The days battling with great authors like Sir Conan Doyle or Agatha Christie intellectually allowed me to grow to be a meticulous thinker, who develop my judgment not upon the authority, ignorance, whim, or prejudice, but upon my own examination and evaluation of argument and evidence. And this habit of forming my own thought has attributed greatly to my academic excellence. In the high school entrance examination, I placed 19th among more than 25,000 in my city and was simultaneously admitted by all of the most selective high schools. Now, the importance of independent thinking became more and more evident not solely in academic study. More profoundly, it enables me to eliminate the noise from public opinions and listen to the voice from my heart, and listen to my dream.
I know my dream is in mathematics. I desire to become an actuary, who can use mathematic tools to explore the world of business.

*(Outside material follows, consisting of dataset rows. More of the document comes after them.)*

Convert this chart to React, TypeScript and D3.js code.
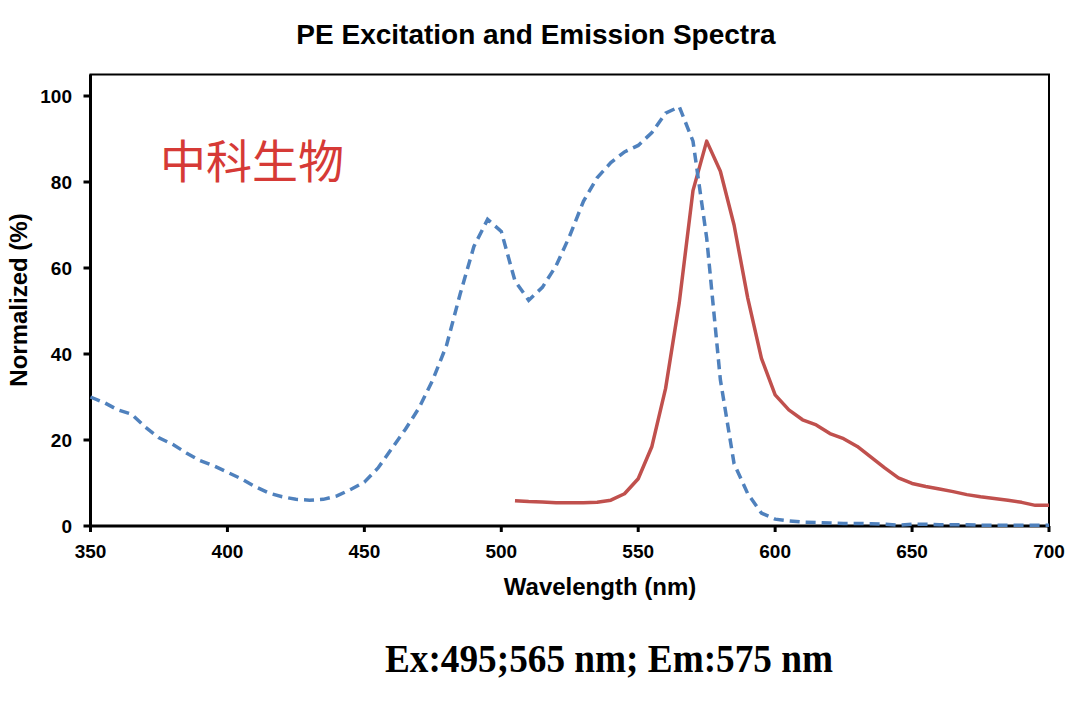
import React from 'react';
import * as d3 from 'd3';

// wavelength grid (nm), 5 nm steps
const exWavelengths = d3.range(350, 701, 5);
const excitation = [
  30, 28.7, 27, 26, 23, 20.5, 19, 17, 15.2, 14,
  12.5, 11, 9.2, 7.7, 6.8, 6.2, 6, 6.2, 7, 8.5,
  10.2, 13.5, 18, 22.5, 27.5, 34, 42, 54, 65, 71.3,
  68.5, 57, 52.5, 55.5, 60.5, 67.5, 75.5, 81, 84.5, 87,
  88.5, 91.5, 96, 97.5, 89.5, 67, 34, 14.5, 7.5, 3,
  1.6, 1.2, 0.9, 0.8, 0.7, 0.6, 0.6, 0.5, 0.4, 0.2,
  0.4, 0.4, 0.3, 0.3, 0.3, 0.2, 0.2, 0.2, 0.2, 0.2, 0.2,
];

const emWavelengths = d3.range(505, 701, 5);
const emission = [
  5.9, 5.7, 5.6, 5.4, 5.4, 5.4, 5.5, 6, 7.5, 11,
  18.5, 32, 52, 78, 89.5, 82.5, 70, 53, 39, 30.5,
  27, 24.7, 23.5, 21.5, 20.3, 18.5, 16, 13.5, 11.2, 9.9,
  9.2, 8.6, 8, 7.3, 6.8, 6.4, 6, 5.5, 4.8, 4.8,
];

const xTicks = [350, 400, 450, 500, 550, 600, 650, 700];
const yTicks = [0, 20, 40, 60, 80, 100];

const W = 1088;
const H = 704;

const App: React.FC = () => {
  const x = d3.scaleLinear().domain([350, 700]).range([90.5, 1049]);
  const y = d3.scaleLinear().domain([0, 105]).range([526, 74.5]);

  const line = d3.line<[number, number]>()
    .x(d => x(d[0]))
    .y(d => y(d[1]));

  const exPath = line(exWavelengths.map((w, i) => [w, excitation[i]]))!;
  const emPath = line(emWavelengths.map((w, i) => [w, emission[i]]))!;

  const [x0, x1] = x.range();
  const [y0, y1] = y.range();
  const font = 'Arial, "Liberation Sans", sans-serif';

  return (
    <svg width={W} height={H} style={{ position: 'absolute', left: 0, top: 0, background: '#fff' }}>
      <text x={536} y={44} textAnchor="middle" fontFamily={font} fontWeight="bold" fontSize={28}>
        PE Excitation and Emission Spectra
      </text>

      {/* frame */}
      <rect x={x0} y={y1} width={x1 - x0} height={y0 - y1} fill="none" stroke="#000" strokeWidth={2} />
      <line x1={x0} x2={x0} y1={y1} y2={y0} stroke="#000" strokeWidth={3} />
      <line x1={x0} x2={x1} y1={y0} y2={y0} stroke="#000" strokeWidth={3} />

      {yTicks.map(t => (
        <g key={'y' + t}>
          <line x1={x0 - 7} x2={x0} y1={y(t)} y2={y(t)} stroke="#000" strokeWidth={3} />
          <text x={72} y={y(t) + 7} textAnchor="end" fontFamily={font} fontWeight="bold" fontSize={19}>{t}</text>
        </g>
      ))}
      {xTicks.map(t => (
        <g key={'x' + t}>
          <line x1={x(t)} x2={x(t)} y1={y0} y2={y0 + 6} stroke="#000" strokeWidth={3} />
          <text x={x(t)} y={558} textAnchor="middle" fontFamily={font} fontWeight="bold" fontSize={19}>{t}</text>
        </g>
      ))}

      <text x={600} y={595} textAnchor="middle" fontFamily={font} fontWeight="bold" fontSize={24}>
        Wavelength (nm)
      </text>
      <text transform="translate(27,300) rotate(-90)" textAnchor="middle" fontFamily={font} fontWeight="bold" fontSize={24}>
        Normalized (%)
      </text>

      <text x={160} y={178} fontFamily='"Noto Sans CJK SC", sans-serif' fontSize={46} fill="#d63a36">
        中科生物
      </text>

      <path d={emPath} fill="none" stroke="#c0504d" strokeWidth={3.5} strokeLinejoin="round" />
      <path d={exPath} fill="none" stroke="#4f81bd" strokeWidth={3.5} strokeDasharray="10 6" />

      <text x={609} y={672} textAnchor="middle" fontFamily='"Times New Roman", "Liberation Serif", serif' fontWeight="bold" fontSize={40}
        textLength={448} lengthAdjust="spacingAndGlyphs">
        Ex:495;565 nm; Em:575 nm
      </text>
    </svg>
  );
};

export default App;
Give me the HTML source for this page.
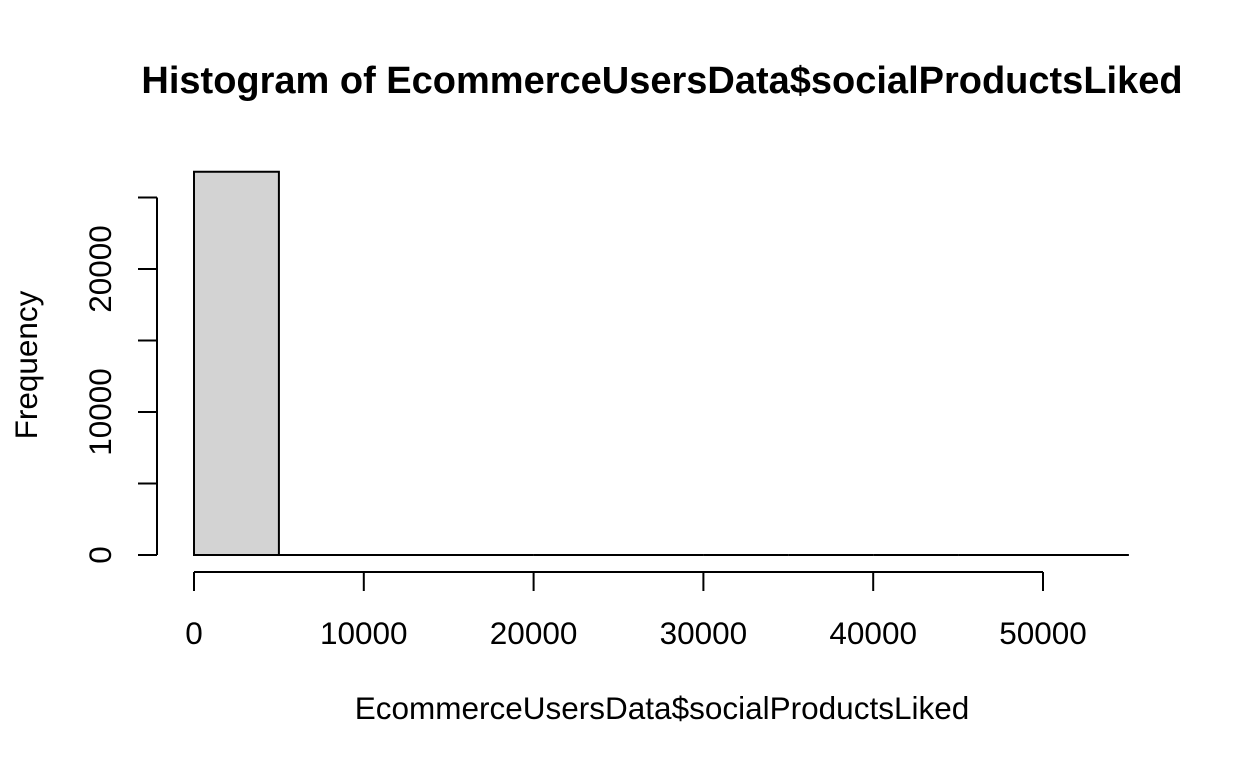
<!DOCTYPE html>
<html><head><meta charset="utf-8"><style>
body{margin:0;background:#fff;}
svg text{font-family:"Liberation Sans",Arial,sans-serif;fill:#000;}
</style></head><body>
<svg id="chart" width="1248" height="768">
<text x="662" y="93" font-size="38" font-weight="bold" text-anchor="middle">Histogram of EcommerceUsersData$socialProductsLiked</text>
<text x="662" y="719" font-size="31.5" text-anchor="middle">EcommerceUsersData$socialProductsLiked</text>
<text transform="translate(37,365) rotate(-90)" font-size="31.5" text-anchor="middle">Frequency</text>
<g id="bars"></g><g id="xaxis"></g><g id="yaxis"></g>
</svg>
<script>
const binStarts=[0,5000,10000,15000,20000,25000,30000,35000,40000,45000,50000];
const counts=[26800,3,1,0,0,0,0,0,0,0,1];
const xTicks=[0,10000,20000,30000,40000,50000];
const yTicks=[0,5000,10000,15000,20000,25000];
const yLabels=[0,10000,20000];
const binWidth=5000;
const NS="http://www.w3.org/2000/svg";
const sx=v=>194+v*(1043-194)/50000;
const sy=v=>555-v*(555-269)/20000;
function mk(t,a){const e=document.createElementNS(NS,t);for(const k in a)e.setAttribute(k,a[k]);return e;}
const bars=document.getElementById('bars');
binStarts.forEach((b,i)=>{
 const x0=sx(b),x1=sx(b+binWidth),y=sy(counts[i]);
 const r=mk('path',{d:`M${x0},555L${x0},${y}L${x1},${y}L${x1},555Z`,fill:'#d3d3d3',stroke:'#000','stroke-width':2});
 
 
 bars.appendChild(r);
});
const xa=document.getElementById('xaxis');
const xl=mk('line',{x1:sx(xTicks[0]),x2:sx(xTicks[xTicks.length-1]),y1:572,y2:572,stroke:'#000','stroke-width':2});


xa.appendChild(xl);
xTicks.forEach(v=>{
 xa.appendChild(mk('line',{x1:sx(v),x2:sx(v),y1:572,y2:591,stroke:'#000','stroke-width':2}));
 const t=mk('text',{x:sx(v),y:644,'font-size':31.5,'text-anchor':'middle'});t.textContent=v;
 
 
 xa.appendChild(t);
});
const ya=document.getElementById('yaxis');
const yl=mk('line',{x1:157,x2:157,y1:sy(yTicks[0]),y2:sy(yTicks[yTicks.length-1]),stroke:'#000','stroke-width':2});


ya.appendChild(yl);
yTicks.forEach(v=>{
 ya.appendChild(mk('line',{x1:138,x2:157,y1:sy(v),y2:sy(v),stroke:'#000','stroke-width':2}));
});
yLabels.forEach(v=>{
 const t=mk('text',{transform:`translate(111,${sy(v)}) rotate(-90)`,'font-size':31.5,'text-anchor':'middle'});t.textContent=v;
 
 
 ya.appendChild(t);
});
</script>
</body></html>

I want to learn how to establish mathematical model to predict the market prospects or how to analyze bank interests and calculate the price for insurance companies. Someday in the future, I hope mathematics could lead me ever further to uncover the secrets of nature, just like those predecessors who calculated out the position of Neptune on draft papers, or those who found Golden Section and Fibonacci Sequence in sunflower and conch.
Dream is always inspiring, and I know there is still a long and painstaking way to go. Most of the students apply for University of California because UC is their dream. But I choose UC because my dream needs her. With a great emphasis on independence and originality, I believe it will be an ideal school to tap my potential, to fulfill my dream, and also to become a truly independent thinker, who never chooses to easily giving up her thought to conform to others.